__Task to carry out__
Retype word for word the lines lying between the line containing "Convert this chart to matplotlib code." and the line containing "import numpy as np", together with those two lines themselves, and nothing besides.
— Start Extracted entries —
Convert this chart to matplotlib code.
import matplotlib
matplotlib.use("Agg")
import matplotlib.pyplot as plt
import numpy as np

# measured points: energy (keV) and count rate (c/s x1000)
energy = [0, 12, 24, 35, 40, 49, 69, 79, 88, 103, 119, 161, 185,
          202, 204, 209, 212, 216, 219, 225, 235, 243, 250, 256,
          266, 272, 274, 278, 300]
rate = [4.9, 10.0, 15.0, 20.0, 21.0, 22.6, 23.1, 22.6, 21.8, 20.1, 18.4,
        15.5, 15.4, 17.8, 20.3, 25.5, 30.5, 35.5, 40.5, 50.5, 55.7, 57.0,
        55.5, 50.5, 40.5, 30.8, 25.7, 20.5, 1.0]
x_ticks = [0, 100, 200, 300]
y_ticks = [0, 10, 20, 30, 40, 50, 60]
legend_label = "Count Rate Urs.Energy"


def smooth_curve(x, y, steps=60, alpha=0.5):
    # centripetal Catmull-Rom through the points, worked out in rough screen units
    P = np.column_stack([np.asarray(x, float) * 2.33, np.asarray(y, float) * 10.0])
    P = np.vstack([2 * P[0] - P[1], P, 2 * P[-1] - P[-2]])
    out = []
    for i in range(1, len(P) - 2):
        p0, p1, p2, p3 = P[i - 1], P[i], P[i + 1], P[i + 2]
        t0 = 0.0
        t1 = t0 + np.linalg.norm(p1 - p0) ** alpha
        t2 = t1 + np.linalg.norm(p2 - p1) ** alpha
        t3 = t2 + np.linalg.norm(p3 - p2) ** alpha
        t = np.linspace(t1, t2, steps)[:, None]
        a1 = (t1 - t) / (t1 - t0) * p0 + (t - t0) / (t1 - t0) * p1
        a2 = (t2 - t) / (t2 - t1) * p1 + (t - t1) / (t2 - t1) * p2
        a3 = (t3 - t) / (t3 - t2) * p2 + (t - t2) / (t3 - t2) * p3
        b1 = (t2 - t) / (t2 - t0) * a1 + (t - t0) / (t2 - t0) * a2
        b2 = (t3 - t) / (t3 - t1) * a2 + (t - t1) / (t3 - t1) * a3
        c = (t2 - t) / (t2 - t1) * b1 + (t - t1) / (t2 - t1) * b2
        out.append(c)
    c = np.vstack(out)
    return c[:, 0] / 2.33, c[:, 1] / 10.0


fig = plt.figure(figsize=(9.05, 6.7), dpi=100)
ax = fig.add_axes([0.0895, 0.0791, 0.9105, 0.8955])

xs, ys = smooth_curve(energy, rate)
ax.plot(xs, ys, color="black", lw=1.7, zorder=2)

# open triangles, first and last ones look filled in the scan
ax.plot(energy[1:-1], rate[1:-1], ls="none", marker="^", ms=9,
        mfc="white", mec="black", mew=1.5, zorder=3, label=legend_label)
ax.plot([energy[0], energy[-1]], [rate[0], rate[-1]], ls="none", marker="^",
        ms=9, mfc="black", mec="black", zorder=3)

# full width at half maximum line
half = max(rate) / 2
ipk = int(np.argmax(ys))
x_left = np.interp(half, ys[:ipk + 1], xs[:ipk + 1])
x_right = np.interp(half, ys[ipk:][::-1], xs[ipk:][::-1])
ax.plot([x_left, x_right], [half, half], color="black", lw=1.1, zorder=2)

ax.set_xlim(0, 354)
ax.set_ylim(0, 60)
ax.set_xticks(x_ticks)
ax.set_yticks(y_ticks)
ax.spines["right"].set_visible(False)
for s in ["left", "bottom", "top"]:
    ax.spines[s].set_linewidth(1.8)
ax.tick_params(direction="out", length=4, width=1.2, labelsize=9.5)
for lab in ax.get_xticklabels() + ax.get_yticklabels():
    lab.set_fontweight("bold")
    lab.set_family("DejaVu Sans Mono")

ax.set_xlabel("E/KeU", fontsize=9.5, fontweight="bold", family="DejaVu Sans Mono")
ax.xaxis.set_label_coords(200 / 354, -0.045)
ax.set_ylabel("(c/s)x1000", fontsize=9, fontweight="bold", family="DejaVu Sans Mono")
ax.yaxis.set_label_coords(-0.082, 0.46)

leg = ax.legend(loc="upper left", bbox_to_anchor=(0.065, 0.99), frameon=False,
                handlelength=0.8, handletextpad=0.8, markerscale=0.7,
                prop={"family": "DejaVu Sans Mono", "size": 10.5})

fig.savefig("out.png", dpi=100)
— End Extracted entries —
— Start Extracted entries —
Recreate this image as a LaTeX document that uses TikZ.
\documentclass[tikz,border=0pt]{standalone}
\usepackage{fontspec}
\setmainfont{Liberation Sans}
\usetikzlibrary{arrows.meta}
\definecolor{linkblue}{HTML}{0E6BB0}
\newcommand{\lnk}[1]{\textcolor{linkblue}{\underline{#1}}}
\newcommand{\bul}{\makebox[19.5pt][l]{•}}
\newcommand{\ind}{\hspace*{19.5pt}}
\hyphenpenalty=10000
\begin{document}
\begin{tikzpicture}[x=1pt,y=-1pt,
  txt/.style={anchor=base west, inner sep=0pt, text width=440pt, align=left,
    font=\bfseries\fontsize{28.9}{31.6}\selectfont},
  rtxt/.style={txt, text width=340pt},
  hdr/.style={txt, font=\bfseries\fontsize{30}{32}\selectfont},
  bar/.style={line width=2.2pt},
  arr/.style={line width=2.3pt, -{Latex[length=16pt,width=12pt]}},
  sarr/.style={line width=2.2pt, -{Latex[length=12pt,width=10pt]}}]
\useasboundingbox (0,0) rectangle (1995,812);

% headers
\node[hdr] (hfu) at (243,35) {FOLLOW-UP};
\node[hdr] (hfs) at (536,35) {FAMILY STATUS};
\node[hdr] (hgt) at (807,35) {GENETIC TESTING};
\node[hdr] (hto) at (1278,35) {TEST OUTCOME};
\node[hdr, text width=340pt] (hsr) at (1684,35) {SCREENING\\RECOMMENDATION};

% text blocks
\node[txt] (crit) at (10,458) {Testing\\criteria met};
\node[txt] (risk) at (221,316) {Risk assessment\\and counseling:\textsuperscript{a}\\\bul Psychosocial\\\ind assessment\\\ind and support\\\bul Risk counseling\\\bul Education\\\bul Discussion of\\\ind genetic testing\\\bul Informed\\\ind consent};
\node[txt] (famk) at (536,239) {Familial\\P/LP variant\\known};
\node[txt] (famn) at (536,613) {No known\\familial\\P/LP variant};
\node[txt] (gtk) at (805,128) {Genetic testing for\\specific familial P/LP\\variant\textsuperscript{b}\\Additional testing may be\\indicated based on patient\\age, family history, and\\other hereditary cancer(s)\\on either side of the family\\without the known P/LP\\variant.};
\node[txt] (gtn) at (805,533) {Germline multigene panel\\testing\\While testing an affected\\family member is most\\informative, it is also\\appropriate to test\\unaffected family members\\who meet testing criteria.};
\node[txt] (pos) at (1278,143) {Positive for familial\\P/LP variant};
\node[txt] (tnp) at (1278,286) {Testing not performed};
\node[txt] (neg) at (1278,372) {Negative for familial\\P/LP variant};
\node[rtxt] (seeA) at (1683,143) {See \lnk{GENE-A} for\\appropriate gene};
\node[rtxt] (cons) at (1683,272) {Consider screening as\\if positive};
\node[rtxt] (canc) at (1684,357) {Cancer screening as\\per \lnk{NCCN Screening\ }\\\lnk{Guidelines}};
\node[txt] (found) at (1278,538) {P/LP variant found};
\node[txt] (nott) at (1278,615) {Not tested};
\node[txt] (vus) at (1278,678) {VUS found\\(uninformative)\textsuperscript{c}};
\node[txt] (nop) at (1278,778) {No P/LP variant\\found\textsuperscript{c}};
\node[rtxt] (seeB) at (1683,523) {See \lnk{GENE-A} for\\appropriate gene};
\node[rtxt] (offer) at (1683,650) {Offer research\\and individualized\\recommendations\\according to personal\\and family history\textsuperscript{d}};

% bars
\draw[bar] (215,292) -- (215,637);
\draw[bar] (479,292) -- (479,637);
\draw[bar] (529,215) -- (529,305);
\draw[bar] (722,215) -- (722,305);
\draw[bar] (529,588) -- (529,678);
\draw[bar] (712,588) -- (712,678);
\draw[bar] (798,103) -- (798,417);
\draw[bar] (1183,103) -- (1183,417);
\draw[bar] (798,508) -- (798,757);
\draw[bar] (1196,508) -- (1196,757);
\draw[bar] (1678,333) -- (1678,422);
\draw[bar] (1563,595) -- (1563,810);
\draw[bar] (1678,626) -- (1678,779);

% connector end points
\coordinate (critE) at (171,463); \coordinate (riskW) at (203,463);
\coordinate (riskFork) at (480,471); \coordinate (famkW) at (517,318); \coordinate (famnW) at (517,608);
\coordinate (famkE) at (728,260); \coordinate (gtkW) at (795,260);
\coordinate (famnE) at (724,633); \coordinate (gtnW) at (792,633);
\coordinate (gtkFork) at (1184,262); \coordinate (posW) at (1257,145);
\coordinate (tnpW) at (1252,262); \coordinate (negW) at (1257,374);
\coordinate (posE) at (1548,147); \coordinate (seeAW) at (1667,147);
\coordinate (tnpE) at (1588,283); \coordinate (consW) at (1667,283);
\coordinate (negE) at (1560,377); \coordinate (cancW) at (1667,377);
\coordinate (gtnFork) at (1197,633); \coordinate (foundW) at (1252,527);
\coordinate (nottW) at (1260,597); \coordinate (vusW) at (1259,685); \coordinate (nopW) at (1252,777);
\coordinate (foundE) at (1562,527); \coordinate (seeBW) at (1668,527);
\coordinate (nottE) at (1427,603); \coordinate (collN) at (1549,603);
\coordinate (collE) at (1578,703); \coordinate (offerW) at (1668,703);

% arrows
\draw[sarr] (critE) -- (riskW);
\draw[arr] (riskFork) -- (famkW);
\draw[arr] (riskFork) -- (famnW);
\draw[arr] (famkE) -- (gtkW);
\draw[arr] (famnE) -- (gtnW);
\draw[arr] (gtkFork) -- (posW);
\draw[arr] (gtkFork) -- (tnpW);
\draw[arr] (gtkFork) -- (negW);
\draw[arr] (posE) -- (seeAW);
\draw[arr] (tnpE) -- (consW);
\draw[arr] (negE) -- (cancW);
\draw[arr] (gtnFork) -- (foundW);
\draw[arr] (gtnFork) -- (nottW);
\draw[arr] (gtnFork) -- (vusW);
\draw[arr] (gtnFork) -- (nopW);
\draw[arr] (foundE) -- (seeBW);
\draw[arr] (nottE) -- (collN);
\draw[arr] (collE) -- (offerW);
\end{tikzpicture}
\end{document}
— End Extracted entries —
__The solution__
Convert this chart to matplotlib code.
import matplotlib
matplotlib.use("Agg")
import matplotlib.pyplot as plt
import numpy as np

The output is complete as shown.